Carta 46 – Mesmo sem motivo, mente-se por hábito!
Chegou-me às mãos aquele teu livro que me havias prometido. Na intenção de o ler com mais vagar, limitei-me a abri-lo, como que para prová-lo. Ele mesmo, porém, me tentou a prolongar a leitura.
E podes compreender como me foi grata a sua linguagem se te disser que é de leitura fácil, muito embora exceda as dimensões habituais das minhas obras e das tuas, parecendo à primeira vista um volume de Tito Lívio ou de Epicuro (1)
O certo é que o agrado da leitura tomou por completo conta de mim, e li-o até ao fim sem mais delongas. O sol atraía-me, a fome dava sinal de si, as nuvens ameaçavam-me: nada me impediu de concluir uma leitura, que me encheu não só de prazer como de alegria.
“Que talento, que força de alma tem este homem! Diria até “que rasgos de entusiasmo” se, acaso, ora escrevesse com mais calma, ora com mais calor”.
Mas não, não eram rasgos de entusiasmo, era uma inspiração contínua.
O teu estilo de composição é cheio de virilidade, de propriedade, o que não exclui, ocasionalmente, e no momento exato, uma expressão mais branda.
Tens um estilo elevado, direto; mantém-no, conserva-o assim. É certo que o assunto também ajudou; por isso mesmo há que escolher um tema abundante, que atraia e desperte a imaginação.
Dir-te-ei mais sobre o teu livro quando o tiver relido. Por agora a minha opinião não é ainda firme; é como se tivesse ouvido, não lido. Permite que o analise com cuidado. Não tens que recear: apenas te direi a verdade.

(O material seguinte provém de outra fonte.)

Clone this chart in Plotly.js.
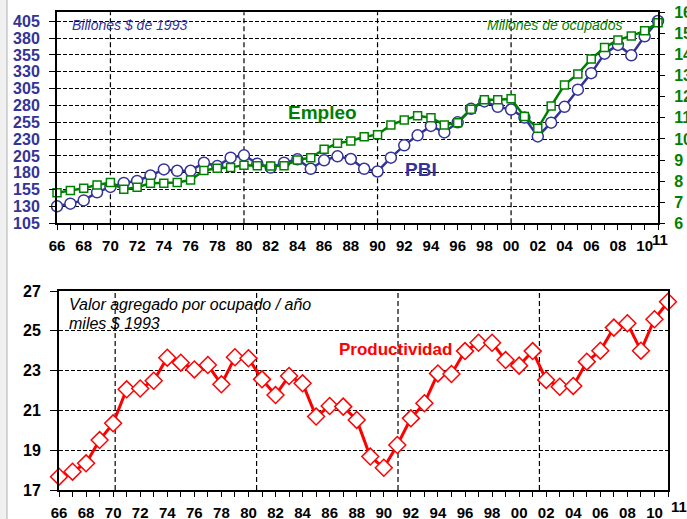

Considera-te um homem feliz, pois mesmo de tão longe não há razão para que te mintam, como tantas vezes se faz: mesmo sem motivo, mente-se por hábito! (2)
Passar Bem!
(1) Qualquer deste autores se distinguia não apenas pelo número das suas obras, mas também pelo volume das mesmas.
(2) Infelizmente, nem se conservou o volume de Lucílio, cujo conteúdo se ignora, nem qualquer carta de Séneca em que a promessa de discutir minuciosamente a obra fosse cumprida.